Given request: Every line below that holds the string "seaborn" should be copied out.

[start Provided data]

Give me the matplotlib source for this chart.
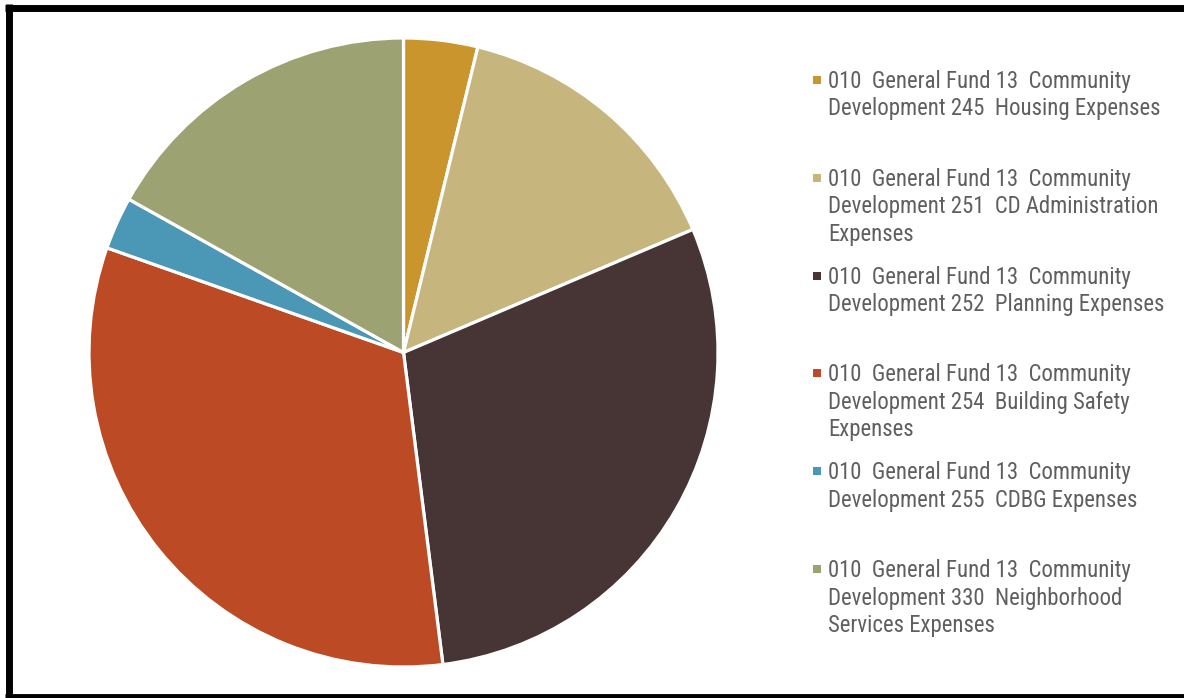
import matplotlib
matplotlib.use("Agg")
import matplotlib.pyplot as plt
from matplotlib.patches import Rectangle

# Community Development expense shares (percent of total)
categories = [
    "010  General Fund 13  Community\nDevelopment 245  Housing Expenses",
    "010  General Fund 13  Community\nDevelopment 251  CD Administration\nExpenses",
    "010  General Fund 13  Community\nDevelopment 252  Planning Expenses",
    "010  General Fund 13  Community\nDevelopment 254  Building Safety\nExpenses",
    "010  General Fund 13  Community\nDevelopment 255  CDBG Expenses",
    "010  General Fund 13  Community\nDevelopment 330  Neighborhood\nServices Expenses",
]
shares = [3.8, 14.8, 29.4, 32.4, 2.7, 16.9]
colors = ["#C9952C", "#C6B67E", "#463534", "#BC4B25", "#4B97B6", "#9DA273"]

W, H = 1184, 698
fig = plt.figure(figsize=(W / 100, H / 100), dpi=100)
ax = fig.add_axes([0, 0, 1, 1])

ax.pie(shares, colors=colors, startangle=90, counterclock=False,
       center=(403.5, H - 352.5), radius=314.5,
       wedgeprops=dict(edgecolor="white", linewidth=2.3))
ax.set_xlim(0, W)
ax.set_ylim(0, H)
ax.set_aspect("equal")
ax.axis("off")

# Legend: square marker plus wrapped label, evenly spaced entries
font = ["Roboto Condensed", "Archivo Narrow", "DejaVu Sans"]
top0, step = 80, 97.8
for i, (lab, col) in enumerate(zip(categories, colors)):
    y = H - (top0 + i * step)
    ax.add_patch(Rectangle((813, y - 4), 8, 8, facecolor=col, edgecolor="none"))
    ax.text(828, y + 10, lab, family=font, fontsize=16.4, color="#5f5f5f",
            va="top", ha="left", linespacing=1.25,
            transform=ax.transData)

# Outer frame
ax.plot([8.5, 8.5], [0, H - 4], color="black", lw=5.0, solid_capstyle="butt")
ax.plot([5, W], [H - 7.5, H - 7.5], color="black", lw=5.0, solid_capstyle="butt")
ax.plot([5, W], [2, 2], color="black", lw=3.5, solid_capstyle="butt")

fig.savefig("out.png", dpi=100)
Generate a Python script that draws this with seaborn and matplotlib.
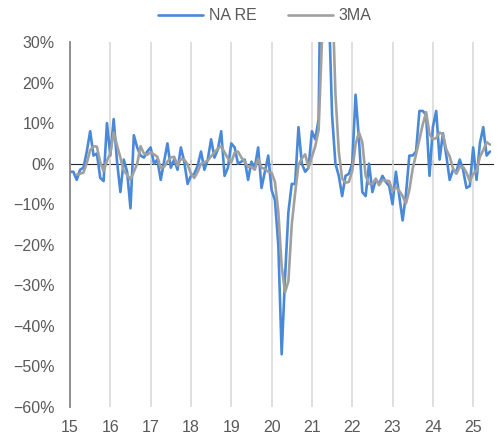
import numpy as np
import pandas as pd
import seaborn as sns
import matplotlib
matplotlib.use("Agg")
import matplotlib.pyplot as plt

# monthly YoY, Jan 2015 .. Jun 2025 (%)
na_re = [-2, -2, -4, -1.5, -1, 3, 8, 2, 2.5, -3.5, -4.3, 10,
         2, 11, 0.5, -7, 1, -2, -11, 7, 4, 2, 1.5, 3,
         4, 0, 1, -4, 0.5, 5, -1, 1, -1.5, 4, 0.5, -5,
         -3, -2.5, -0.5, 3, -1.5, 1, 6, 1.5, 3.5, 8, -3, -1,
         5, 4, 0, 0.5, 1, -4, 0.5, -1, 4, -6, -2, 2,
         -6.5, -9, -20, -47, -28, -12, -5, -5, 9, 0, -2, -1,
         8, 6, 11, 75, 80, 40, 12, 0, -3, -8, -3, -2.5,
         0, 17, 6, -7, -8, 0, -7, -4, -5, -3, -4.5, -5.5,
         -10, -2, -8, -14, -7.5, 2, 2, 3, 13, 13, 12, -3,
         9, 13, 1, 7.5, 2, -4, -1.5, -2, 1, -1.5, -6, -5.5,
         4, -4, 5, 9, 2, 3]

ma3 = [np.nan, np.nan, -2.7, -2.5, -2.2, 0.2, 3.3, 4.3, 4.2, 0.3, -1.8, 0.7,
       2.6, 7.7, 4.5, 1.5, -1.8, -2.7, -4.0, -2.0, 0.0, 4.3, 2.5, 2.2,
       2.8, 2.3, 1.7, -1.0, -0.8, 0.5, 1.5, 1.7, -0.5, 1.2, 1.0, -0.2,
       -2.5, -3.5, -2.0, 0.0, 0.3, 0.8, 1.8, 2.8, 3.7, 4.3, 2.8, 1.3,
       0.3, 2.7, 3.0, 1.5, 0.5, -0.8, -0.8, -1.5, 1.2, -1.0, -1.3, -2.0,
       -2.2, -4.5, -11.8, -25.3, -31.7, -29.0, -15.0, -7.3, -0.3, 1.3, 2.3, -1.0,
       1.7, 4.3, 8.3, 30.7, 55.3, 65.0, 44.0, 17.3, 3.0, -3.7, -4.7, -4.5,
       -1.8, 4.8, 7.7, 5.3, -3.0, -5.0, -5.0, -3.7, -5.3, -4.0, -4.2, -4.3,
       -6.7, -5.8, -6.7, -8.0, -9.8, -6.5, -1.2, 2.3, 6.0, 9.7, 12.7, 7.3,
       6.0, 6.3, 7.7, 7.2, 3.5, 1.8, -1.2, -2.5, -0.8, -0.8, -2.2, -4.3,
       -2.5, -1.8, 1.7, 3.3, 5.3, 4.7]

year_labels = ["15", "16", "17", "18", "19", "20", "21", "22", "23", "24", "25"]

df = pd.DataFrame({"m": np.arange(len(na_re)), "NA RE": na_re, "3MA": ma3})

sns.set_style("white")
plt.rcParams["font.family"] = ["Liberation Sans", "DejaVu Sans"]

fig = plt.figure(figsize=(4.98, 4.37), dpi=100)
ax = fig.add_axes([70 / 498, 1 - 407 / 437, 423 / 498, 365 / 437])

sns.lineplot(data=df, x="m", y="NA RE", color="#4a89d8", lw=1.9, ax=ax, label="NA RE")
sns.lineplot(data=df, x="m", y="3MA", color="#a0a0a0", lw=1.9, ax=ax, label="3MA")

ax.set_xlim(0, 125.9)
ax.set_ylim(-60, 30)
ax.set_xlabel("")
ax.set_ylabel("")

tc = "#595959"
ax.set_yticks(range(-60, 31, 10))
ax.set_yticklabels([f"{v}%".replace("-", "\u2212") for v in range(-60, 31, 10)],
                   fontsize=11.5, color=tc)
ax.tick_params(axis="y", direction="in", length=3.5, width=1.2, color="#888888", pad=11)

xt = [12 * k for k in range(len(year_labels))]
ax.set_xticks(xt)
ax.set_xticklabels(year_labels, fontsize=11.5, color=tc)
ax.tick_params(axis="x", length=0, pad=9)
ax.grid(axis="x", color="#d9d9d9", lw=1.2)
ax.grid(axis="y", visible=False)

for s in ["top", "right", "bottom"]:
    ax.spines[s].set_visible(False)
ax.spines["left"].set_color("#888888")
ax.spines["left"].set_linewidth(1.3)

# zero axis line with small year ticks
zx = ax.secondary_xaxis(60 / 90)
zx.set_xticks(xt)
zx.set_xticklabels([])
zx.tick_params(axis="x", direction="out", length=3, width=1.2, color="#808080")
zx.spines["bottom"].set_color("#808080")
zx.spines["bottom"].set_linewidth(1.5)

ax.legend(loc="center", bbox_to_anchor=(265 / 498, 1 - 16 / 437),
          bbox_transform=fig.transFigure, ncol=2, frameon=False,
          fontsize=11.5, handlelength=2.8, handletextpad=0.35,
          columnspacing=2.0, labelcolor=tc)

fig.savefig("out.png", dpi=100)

[end Provided data]

Complete answer:
Generate a Python script that draws this with seaborn and matplotlib.
import seaborn as sns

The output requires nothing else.